Industry veteran Eric Walker has expressed concerns that the coronavirus crisis could tempt unscrupulous lettings agents to raid insured deposits for cash.

The former Belvoir and Northwood managing director, now a consultant, aired his concerns on Twitter, stating: “For years I have campaigned for all tenants deposits to be held in custodial schemes.

“With agents starved of income, I just hope my fears aren’t realised and it becomes an easy source of ‘lending.’”

He suggested the delay in mandatory client money protection could backfire as a result of the pandemic and pressure on some agents for cashflow.

Deposit protection schemes have urged agents to opt for custodial options to reduce any temptation to access the funds.

Eddie Hooker, chief executive of deposit protection scheme mydeposit, said he has previously been concerned about insured schemes being misused as loans.

He said: “Previous audits have thrown up concerns that agents and landlords may already be using tenant deposits on a loan basis and this will no doubt become more prevalent as the months go on.

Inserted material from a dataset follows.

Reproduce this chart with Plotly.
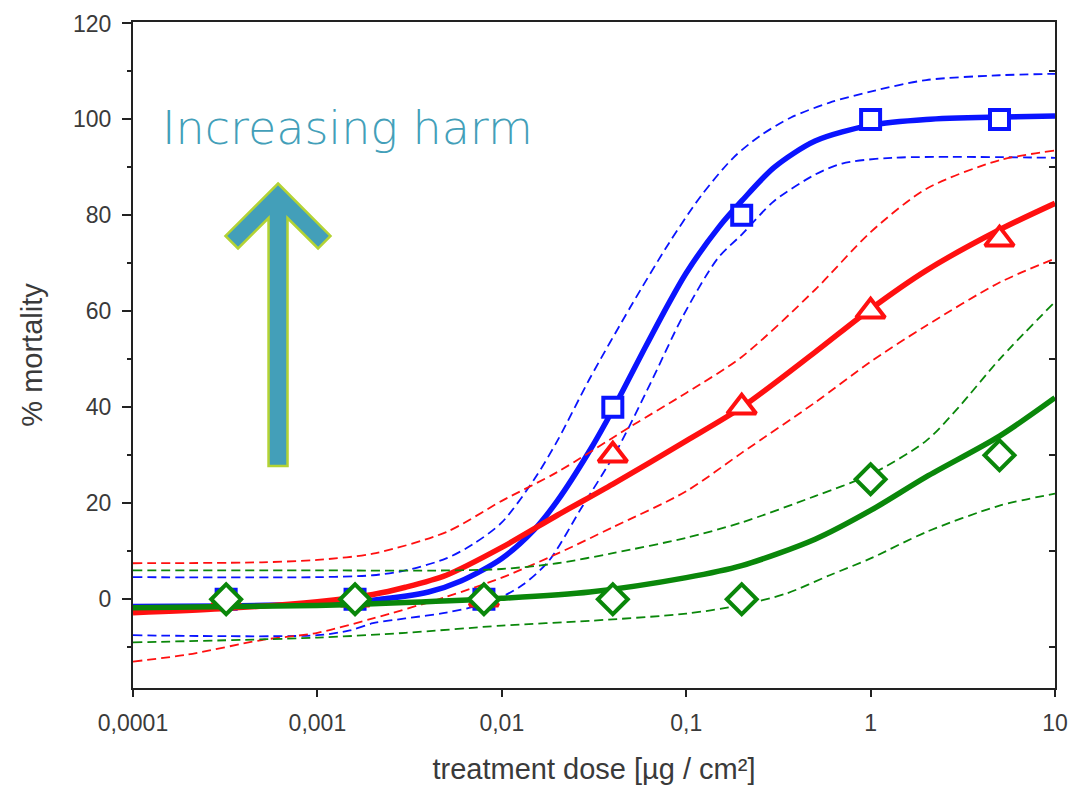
import plotly.graph_objects as go

# ---------------- data ----------------
dose = [0.00032, 0.0016, 0.008, 0.04, 0.2, 1, 5]
blue_pts = [0, 0, 0, 40, 80, 100, 100]
red_pts = [0, 0, 0, 30, 40, 60, 75]
green_pts = [0, 0, 0, 0, 0, 25, 30]

blue_fit_x = [0.0001, 0.0003, 0.001, 0.002, 0.004, 0.006, 0.01, 0.015, 0.02, 0.03, 0.04, 0.06, 0.08, 0.1, 0.15, 0.2, 0.3, 0.5, 1, 2, 5, 10]
blue_fit_y = [-1.5, -1.4, -1.0, -0.2, 1.5, 3.8, 8.5, 14.5, 20.5, 31.0, 39.5, 52.5, 61.5, 68.0, 77.5, 83.0, 90.0, 95.5, 98.8, 100.0, 100.5, 100.7]
blue_up_x = [0.0001, 0.001, 0.002, 0.003, 0.005, 0.007, 0.01, 0.015, 0.02, 0.03, 0.05, 0.08, 0.12, 0.18, 0.25, 0.37, 0.6, 1, 2, 5, 10]
blue_up_y = [4.6, 4.6, 5.0, 6.0, 8.5, 11.5, 16.0, 25.0, 33.0, 46.0, 61.0, 74.0, 84.0, 92.0, 96.5, 100.4, 103.5, 105.8, 108.2, 109.2, 109.5]
blue_lo_x = [0.0001, 0.001, 0.0015, 0.002, 0.003, 0.005, 0.008, 0.01, 0.013, 0.018, 0.027, 0.042, 0.064, 0.096, 0.148, 0.2, 0.3, 0.5, 0.7, 1.3, 10]
blue_lo_y = [-7.5, -7.5, -6.5, -5.0, -4.0, -2.8, -1.0, 0.5, 3.0, 8.0, 19.0, 31.0, 45.0, 59.0, 71.0, 76.0, 83.0, 88.5, 90.8, 92.0, 92.0]

red_fit_x = [0.0001, 0.0003, 0.001, 0.002, 0.003, 0.005, 0.01, 0.02, 0.04, 0.1, 0.2, 0.5, 1, 2, 5, 10]
red_fit_y = [-2.8, -2.0, -0.5, 1.0, 2.5, 5.0, 10.8, 17.5, 24.0, 33.0, 40.0, 51.5, 60.5, 68.5, 77.0, 82.5]
red_up_x = [0.0001, 0.0005, 0.001, 0.002, 0.005, 0.01, 0.02, 0.05, 0.1, 0.2, 0.5, 1, 2, 5, 10]
red_up_y = [7.5, 7.7, 8.2, 9.5, 14.0, 20.5, 26.5, 36.0, 43.0, 50.5, 64.5, 76.5, 85.5, 91.5, 93.5]
red_lo_x = [0.0001, 0.0002, 0.0005, 0.001, 0.002, 0.005, 0.01, 0.02, 0.04, 0.1, 0.2, 0.5, 1, 2, 5, 10]
red_lo_y = [-13.0, -11.5, -8.5, -7.0, -4.0, 0.5, 4.5, 9.5, 15.0, 22.5, 30.5, 41.0, 49.5, 57.0, 66.0, 71.0]

green_fit_x = [0.0001, 0.001, 0.003, 0.01, 0.03, 0.1, 0.2, 0.5, 1, 2, 5, 10]
green_fit_y = [-1.8, -1.3, -0.7, 0.2, 1.5, 4.5, 7.0, 12.5, 18.5, 25.5, 34.0, 42.0]
green_up_x = [0.0001, 0.001, 0.005, 0.01, 0.02, 0.04, 0.1, 0.2, 0.5, 1, 2, 3, 5, 10]
green_up_y = [6.0, 6.0, 6.0, 6.3, 7.5, 9.6, 12.8, 16.0, 21.5, 26.0, 33.0, 40.0, 50.0, 62.0]
green_lo_x = [0.0001, 0.001, 0.003, 0.01, 0.03, 0.1, 0.2, 0.35, 0.6, 1, 2, 5, 10]
green_lo_y = [-9.0, -8.0, -7.0, -5.5, -4.5, -3.0, -1.2, 1.2, 5.0, 8.5, 14.0, 19.5, 22.0]

x_tickvals = [0.0001, 0.001, 0.01, 0.1, 1, 10]
x_ticktext = ["0,0001", "0,001", "0,01", "0,1", "1", "10"]
y_tickvals = [0, 20, 40, 60, 80, 100, 120]
y_minor_ticks = [-10, 10, 30, 50, 70, 90, 110]

BLUE = "#0a14ff"
RED = "#ff1010"
GREEN = "#0a870a"
TEAL = "#439fb9"
LIME = "#b4d334"
AXIS = "#222222"
LABEL = "#3a3a3a"

series = [
    (BLUE, blue_pts, "square", 19, blue_fit_x, blue_fit_y, blue_up_x, blue_up_y, blue_lo_x, blue_lo_y),
    (RED, red_pts, "triangle-up", 25, red_fit_x, red_fit_y, red_up_x, red_up_y, red_lo_x, red_lo_y),
    (GREEN, green_pts, "diamond", 23, green_fit_x, green_fit_y, green_up_x, green_up_y, green_lo_x, green_lo_y),
]

fig = go.Figure()
for color, pts, sym, msize, fx, fy, ux, uy, lx, ly in series:
    for bx, by in ((ux, uy), (lx, ly)):
        fig.add_trace(go.Scatter(x=bx, y=by, mode="lines",
                                 line=dict(color=color, width=1.8, dash="9px,5px",
                                           shape="spline", smoothing=0.8),
                                 showlegend=False, hoverinfo="skip"))
    fig.add_trace(go.Scatter(x=fx, y=fy, mode="lines",
                             line=dict(color=color, width=5.5, shape="spline", smoothing=0.8),
                             showlegend=False))
    fig.add_trace(go.Scatter(x=dose, y=pts, mode="markers",
                             marker=dict(symbol=sym, size=msize,
                                         color="white", line=dict(color=color, width=4)),
                             showlegend=False))

# invisible trace to carry the right-side tick axis
fig.add_trace(go.Scatter(x=[], y=[], yaxis="y2", showlegend=False))

# page has an 8px body margin -> shift everything by that
OFF = 8
L, R, T, B = 133, 1055, 22, 688          # plot area in page pixels
W, H = 1076 - OFF, 794 - OFF

def px(x, y):
    return (x - L) / (R - L), (B - y) / (B - T)

arrow_pts = [(278, 183.5), (330.5, 236), (318, 248.5), (287.5, 218), (287.5, 466),
             (268.5, 466), (268.5, 218), (238, 248.5), (225.5, 236)]
path = "M " + " L ".join("%.4f,%.4f" % px(a, b) for a, b in arrow_pts) + " Z"

tickfont = dict(family="Liberation Sans, Arial, sans-serif", size=23, color=LABEL)
titlefont = dict(family="Liberation Sans, Arial, sans-serif", size=29, color=LABEL)

fig.update_layout(
    width=W, height=H,
    margin=dict(l=L - OFF, r=W - (R - OFF), t=T - OFF, b=H - (B - OFF)),
    paper_bgcolor="white", plot_bgcolor="white",
    font=dict(family="Liberation Sans, Arial, sans-serif", color=LABEL),
    xaxis=dict(type="log", range=[-4, 1], tickvals=x_tickvals, ticktext=x_ticktext,
               ticks="outside", ticklen=7, tickwidth=2, tickcolor=AXIS,
               showline=True, linecolor=AXIS, linewidth=2, mirror=True,
               showgrid=False, zeroline=False, tickfont=tickfont, automargin=False,
               ticklabelstandoff=6,
               title=dict(text="treatment dose [µg / cm²]", font=titlefont, standoff=24)),
    yaxis=dict(range=[-18.5, 120.3], tickvals=y_tickvals, ticks="outside", ticklen=9,
               tickwidth=2, tickcolor=AXIS,
               minor=dict(tickvals=y_minor_ticks, ticks="outside",
                          ticklen=4, tickwidth=2, tickcolor=AXIS),
               showline=True, linecolor=AXIS, linewidth=2, mirror=True,
               showgrid=False, zeroline=False, tickfont=tickfont, automargin=False,
               ticklabelstandoff=6,
               title=dict(text="% mortality", font=titlefont, standoff=22)),
    yaxis2=dict(overlaying="y", side="right", range=[-18.5, 120.3],
                tickvals=y_minor_ticks, ticktext=[""] * len(y_minor_ticks),
                ticks="inside", ticklen=6, tickwidth=2, tickcolor=AXIS,
                showline=False, showgrid=False, zeroline=False, automargin=False),
    shapes=[dict(type="path", xref="paper", yref="paper", path=path,
                 fillcolor=TEAL, line=dict(color=LIME, width=2.5), layer="above")],
    annotations=[dict(text="Increasing harm", xref="paper", yref="paper",
                      x=px(160, 0)[0], y=px(0, 128)[1], xanchor="left", yanchor="middle",
                      showarrow=False,
                      font=dict(family="DejaVu Sans, sans-serif", size=46, weight=300,
                                color=TEAL))],
)

fig.write_html("out.html")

“For total transparency and with the best interests of the tenant in mind, we would urge landlords and agents to opt for custodial schemes and to resist the temptation of misusing deposit money in their possession.”

Steve Harriott, chief executive of the Tenancy Deposit Scheme (TDS), added: “Agents are not allowed to touch their client monies unless it’s for an authorised reason, such as paying rent to landlords or to repay deposits at the end of the tenancy.

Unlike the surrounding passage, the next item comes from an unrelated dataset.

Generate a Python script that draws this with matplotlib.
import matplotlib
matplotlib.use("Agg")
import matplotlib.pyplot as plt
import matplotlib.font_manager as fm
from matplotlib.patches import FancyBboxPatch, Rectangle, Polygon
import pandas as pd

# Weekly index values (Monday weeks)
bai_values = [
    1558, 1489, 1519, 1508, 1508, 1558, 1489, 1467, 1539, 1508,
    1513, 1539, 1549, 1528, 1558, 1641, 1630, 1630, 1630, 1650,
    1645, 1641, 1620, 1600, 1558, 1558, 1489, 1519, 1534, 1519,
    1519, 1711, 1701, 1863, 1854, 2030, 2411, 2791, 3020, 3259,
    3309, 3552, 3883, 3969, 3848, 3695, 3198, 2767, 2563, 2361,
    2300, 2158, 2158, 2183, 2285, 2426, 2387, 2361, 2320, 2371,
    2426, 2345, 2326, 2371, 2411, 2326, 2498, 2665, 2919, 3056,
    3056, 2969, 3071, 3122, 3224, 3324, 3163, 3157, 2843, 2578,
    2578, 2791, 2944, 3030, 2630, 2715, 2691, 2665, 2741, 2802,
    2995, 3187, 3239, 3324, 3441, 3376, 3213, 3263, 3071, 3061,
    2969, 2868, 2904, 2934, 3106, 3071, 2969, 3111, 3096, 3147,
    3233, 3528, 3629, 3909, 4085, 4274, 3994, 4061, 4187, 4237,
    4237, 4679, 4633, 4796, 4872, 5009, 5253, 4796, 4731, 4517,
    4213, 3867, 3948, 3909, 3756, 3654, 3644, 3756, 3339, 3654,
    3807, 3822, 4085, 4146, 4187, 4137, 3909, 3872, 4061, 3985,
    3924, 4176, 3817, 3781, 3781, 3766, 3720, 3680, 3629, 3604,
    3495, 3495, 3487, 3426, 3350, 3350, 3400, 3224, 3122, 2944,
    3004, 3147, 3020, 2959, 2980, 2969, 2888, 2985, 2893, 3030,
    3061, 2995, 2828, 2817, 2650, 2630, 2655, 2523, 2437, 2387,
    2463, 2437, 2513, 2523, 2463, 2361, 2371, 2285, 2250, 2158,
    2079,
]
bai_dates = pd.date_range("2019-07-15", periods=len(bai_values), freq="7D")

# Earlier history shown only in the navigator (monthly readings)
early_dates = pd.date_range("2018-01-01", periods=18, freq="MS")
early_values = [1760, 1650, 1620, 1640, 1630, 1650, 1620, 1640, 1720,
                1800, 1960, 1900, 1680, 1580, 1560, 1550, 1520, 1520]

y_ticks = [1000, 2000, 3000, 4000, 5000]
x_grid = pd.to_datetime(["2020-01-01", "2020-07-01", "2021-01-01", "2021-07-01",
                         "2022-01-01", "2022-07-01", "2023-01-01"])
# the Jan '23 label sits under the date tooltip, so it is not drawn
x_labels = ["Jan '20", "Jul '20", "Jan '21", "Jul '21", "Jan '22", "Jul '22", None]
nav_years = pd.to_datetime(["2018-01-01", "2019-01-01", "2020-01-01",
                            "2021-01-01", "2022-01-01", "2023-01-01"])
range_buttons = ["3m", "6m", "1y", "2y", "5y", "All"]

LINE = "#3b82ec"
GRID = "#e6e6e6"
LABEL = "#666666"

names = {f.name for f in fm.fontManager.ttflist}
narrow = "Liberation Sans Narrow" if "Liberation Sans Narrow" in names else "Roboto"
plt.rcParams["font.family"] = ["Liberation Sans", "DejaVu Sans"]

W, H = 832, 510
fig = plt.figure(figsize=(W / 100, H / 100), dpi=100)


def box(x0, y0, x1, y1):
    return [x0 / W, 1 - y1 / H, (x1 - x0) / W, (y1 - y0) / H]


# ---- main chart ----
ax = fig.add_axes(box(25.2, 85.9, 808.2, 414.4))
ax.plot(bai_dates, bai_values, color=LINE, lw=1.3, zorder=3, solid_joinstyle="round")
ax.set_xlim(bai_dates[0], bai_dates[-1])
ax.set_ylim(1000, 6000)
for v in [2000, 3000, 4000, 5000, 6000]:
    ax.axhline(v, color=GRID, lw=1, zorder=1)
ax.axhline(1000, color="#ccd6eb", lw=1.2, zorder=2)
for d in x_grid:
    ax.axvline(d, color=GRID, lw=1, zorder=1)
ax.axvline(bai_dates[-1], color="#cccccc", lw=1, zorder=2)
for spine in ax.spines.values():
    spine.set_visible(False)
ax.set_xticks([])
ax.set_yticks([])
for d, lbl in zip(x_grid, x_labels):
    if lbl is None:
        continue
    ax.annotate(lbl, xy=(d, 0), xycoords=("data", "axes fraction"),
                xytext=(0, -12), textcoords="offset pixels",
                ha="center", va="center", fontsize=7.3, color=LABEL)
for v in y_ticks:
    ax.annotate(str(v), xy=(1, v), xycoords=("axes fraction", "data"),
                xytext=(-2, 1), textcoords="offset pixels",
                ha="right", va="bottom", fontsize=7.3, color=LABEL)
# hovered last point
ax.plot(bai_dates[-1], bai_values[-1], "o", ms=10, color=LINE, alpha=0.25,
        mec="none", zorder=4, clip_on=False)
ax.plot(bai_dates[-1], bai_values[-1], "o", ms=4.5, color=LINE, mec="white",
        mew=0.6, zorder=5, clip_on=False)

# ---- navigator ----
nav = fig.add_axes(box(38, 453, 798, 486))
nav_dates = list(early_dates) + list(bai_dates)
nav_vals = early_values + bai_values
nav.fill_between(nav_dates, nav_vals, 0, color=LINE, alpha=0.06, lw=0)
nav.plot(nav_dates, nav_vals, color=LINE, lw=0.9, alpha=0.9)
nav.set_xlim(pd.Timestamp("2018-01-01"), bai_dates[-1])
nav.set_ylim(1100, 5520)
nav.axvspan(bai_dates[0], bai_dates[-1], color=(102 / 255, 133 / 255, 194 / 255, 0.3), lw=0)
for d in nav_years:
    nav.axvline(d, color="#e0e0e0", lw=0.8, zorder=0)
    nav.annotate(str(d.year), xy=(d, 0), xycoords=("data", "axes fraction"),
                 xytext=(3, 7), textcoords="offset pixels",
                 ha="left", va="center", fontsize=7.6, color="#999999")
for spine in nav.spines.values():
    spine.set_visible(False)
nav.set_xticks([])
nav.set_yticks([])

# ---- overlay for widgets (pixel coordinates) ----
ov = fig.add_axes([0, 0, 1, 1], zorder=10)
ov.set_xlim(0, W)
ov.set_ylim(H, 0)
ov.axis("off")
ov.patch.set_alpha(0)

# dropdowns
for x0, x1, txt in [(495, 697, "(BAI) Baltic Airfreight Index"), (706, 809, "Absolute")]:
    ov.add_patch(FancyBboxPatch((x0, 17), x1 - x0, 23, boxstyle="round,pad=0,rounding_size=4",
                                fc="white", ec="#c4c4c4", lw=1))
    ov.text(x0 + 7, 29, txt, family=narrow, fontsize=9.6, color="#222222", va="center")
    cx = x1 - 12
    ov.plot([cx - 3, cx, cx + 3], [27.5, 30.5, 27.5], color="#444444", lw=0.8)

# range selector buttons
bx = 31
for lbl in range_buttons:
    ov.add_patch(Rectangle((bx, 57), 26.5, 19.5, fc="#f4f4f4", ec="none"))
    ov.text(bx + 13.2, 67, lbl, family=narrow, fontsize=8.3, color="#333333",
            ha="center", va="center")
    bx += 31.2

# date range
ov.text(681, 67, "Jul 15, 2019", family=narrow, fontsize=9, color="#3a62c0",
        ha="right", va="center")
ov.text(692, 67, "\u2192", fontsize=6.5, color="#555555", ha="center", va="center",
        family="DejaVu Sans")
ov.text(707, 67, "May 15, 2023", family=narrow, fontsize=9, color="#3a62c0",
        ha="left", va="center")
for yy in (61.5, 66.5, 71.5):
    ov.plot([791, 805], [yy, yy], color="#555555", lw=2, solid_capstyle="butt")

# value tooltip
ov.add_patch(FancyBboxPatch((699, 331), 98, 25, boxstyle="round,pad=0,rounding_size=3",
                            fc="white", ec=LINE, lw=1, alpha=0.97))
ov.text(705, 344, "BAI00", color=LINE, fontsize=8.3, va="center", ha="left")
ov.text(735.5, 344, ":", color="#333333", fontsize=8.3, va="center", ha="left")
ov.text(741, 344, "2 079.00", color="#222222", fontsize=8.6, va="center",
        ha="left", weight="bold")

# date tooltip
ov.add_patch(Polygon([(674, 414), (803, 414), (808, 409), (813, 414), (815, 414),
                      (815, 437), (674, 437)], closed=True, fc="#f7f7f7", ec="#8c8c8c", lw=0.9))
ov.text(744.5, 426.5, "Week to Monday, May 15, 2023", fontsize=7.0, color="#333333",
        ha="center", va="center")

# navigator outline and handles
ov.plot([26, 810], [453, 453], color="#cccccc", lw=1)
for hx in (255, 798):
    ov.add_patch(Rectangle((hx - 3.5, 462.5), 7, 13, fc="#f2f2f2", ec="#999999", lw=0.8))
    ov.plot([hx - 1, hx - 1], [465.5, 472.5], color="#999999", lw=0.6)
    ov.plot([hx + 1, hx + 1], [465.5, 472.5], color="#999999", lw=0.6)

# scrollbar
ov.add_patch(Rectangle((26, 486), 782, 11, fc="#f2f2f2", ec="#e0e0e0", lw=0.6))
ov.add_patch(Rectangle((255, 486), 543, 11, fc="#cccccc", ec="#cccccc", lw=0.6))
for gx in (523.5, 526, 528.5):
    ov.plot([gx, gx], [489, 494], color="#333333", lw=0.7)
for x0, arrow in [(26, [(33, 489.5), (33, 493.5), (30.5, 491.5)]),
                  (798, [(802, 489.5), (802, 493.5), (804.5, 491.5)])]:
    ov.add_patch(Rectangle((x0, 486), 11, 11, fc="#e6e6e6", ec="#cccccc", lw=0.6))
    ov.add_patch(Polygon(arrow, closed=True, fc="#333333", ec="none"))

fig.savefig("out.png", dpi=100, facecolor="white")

“We would expect the full force of the law to come down on agents who don’t follow the rules.

“It is worth reminding everyone that the rules requiring compliance with the tenancy deposit legislation and client money protection regulations remain fully in force.”

Harriott said agents can switch to its custodial scheme at any point, which would save money for those who want to avoid paying deposit protection fees.

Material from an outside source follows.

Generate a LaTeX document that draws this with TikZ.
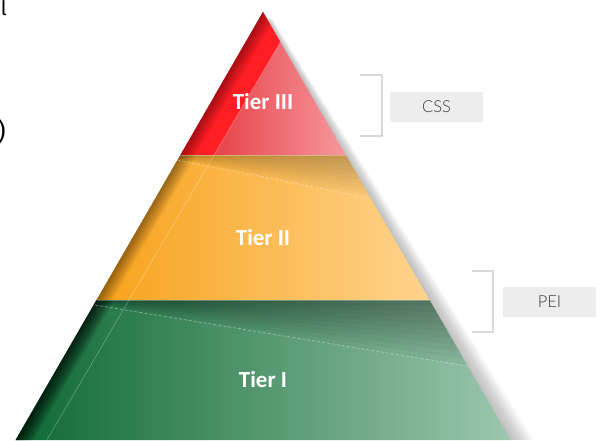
\documentclass[tikz,border=0pt]{standalone}
\usepackage{fontspec}
\setmainfont{Carlito}
\newfontfamily\thinfont{Lato Light}
\newfontfamily\fragfont{Fira Sans}
\usetikzlibrary{calc}

\definecolor{redA}{HTML}{E7424A}
\definecolor{redB}{HTML}{F6999D}
\definecolor{redGlow}{HTML}{FF1E24}
\definecolor{ambA}{HTML}{F7A21A}
\definecolor{ambB}{HTML}{FFD48E}
\definecolor{grnA}{HTML}{0E6836}
\definecolor{grnB}{HTML}{9CC7AD}
\definecolor{bracketgray}{HTML}{D9D9D9}
\definecolor{tagfill}{HTML}{EDEDED}
\definecolor{tagtext}{HTML}{3A3A3A}

\tikzset{
  tierlabel/.style={text=white, font=\bfseries\fontsize{23}{23}\selectfont, inner sep=0pt},
  tagbox/.style={fill=tagfill, minimum width=93pt, minimum height=30pt, inner sep=0pt,
                 text=tagtext, font=\thinfont\fontsize{16.5}{16.5}\selectfont},
  bracket/.style={draw=bracketgray, line width=1.3pt},
  gloss/.style={white, opacity=0.35, line width=0.5pt},
  seam/.style={white, opacity=0.45, line width=0.6pt, dash pattern=on 3pt off 2pt},
}

% left edge of the pyramid: x = 263 - 0.578 (y - 12)
\newcommand{\bevel}[2]{% #1 = number of layers, #2 = opacity per layer
  \foreach \w in {1,...,#1}
    \fill[black, opacity=#2] (264,0) -- (270+\w,0) -- (15.6+\w,440) -- (9,440) -- cycle;
}

\begin{document}
\begin{tikzpicture}[x=1pt, y=-1pt]
\useasboundingbox (0,0) rectangle (604,440);

% soft drop shadow to the right
\foreach \k in {1,...,24}
  \fill[black, opacity=0.012] (263+0.4*\k,12+0.3*\k) -- (510.4+\k,440) -- (15.6+\k,440) -- cycle;

% ---------- Tier III ----------
\begin{scope}
  \clip (263,12) -- (180.3,155) -- (345.7,155) -- cycle;
  \shade[left color=redA, right color=redB] (214,0) rectangle (347,156);
  \fill[redGlow] (200,0) -- (305,0) -- (211.2,160) -- (100,160) -- cycle;
  \bevel{16}{0.022}
\end{scope}

% ---------- Tier II ----------
\begin{scope}
  \clip (180.3,155) -- (345.7,155) -- (429.5,300) -- (96.5,300) -- cycle;
  \shade[left color=ambA, right color=ambB] (96,150) rectangle (431,301);
  \foreach \t in {0.1,0.2,...,1.0}
    \fill[black, opacity=0.025] (90,150) -- (440,150) -- (440,155+\t*56.7) -- (90,155-\t*12.2) -- cycle;
  \bevel{16}{0.026}
\end{scope}

% ---------- Tier I ----------
\begin{scope}
  \clip (96.5,300) -- (429.5,300) -- (510.4,440) -- (15.6,440) -- cycle;
  \shade[left color=grnA, right color=grnB] (15,295) rectangle (512,441);
  \foreach \t in {0.1,0.2,...,1.0}
    \fill[black, opacity=0.04] (10,295) -- (520,295) -- (520,300+\t*74.6) -- (10,300-\t*8.9) -- cycle;
  \bevel{18}{0.055}
\end{scope}

% glossy highlight lines over the whole pyramid
\begin{scope}
  \clip (263,12) -- (510.4,440) -- (15.6,440) -- cycle;
  \draw[gloss] (305,0) -- (46.9,440);
  \draw[seam] (177.5,160) -- (370.5,198);
  \draw[seam] (95,305) -- (467.6,366);
  \draw[white, opacity=0.3, line width=0.6pt] (180.3,155.3) -- (345.7,155.3);
  \draw[white, opacity=0.3, line width=0.6pt] (96.5,300.3) -- (429.5,300.3);
\end{scope}

% tier labels
\node[tierlabel] (t3) at (263,102) {Tier III};
\node[tierlabel] (t2) at (263,238) {Tier II};
\node[tierlabel] (t1) at (263,380) {Tier I};

% brackets and tags
\draw[bracket] (360,75) -- (382,75) -- (382,136) -- (360,136);
\draw[bracket] (472,271) -- (493,271) -- (493,332) -- (472,332);
\node[tagbox] (css) at (436.5,107) {CSS};
\node[tagbox] (pei) at (549.5,302) {PEI};

% text running in from the left
\node[anchor=south east, inner sep=0pt, font=\fragfont\fontsize{20}{20}\selectfont, text=black] (fragA) at (7,16) {l};
\node[anchor=east, inner sep=0pt, font=\fragfont\fontsize{25}{25}\selectfont, text=black] (fragB) at (6,132) {)};
\end{tikzpicture}
\end{document}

Deposit replacement schemes backed Walker’s concerns, adding that this is a good argument for alternative services.

Nick Hamatsos, co-Founder of Hamilton Fraser-backed Ome, said: “There’s a very real chance that in what looks to be a very tough few months, agents and landlords may well turn to their deposit pot in order to get by.

“Client money protection is fantastic and helps provide redress for tenants and landlords who have had their money misappropriated and the introduction of mandatory CMP is a huge milestone for the industry.

“However, it only protects consumers after the event of misappropriation rather than prevents it.

“The solution is to reduce the risk by limiting access and that’s why, at Ome, we’re very much anticipating a future where deposit protection, whatever flavour that may be, will become the responsibility of the tenant as it is their money.”

Jon Notley, founder of Zoopla-backed Zero Deposit, added: “Clearly cash strapped businesses may be tempted to use any available resource over the coming weeks to survive.

“In reality, any agent who has embraced CMP, custodial schemes, deposit replacement or have simply acted quickly and decisively to adapt their businesses to the immediate crisis, are less likely to act in this way.

“Sadly, this could be another situation where the behaviour of a desperate few could do damage to the reputation of the industry as a whole.”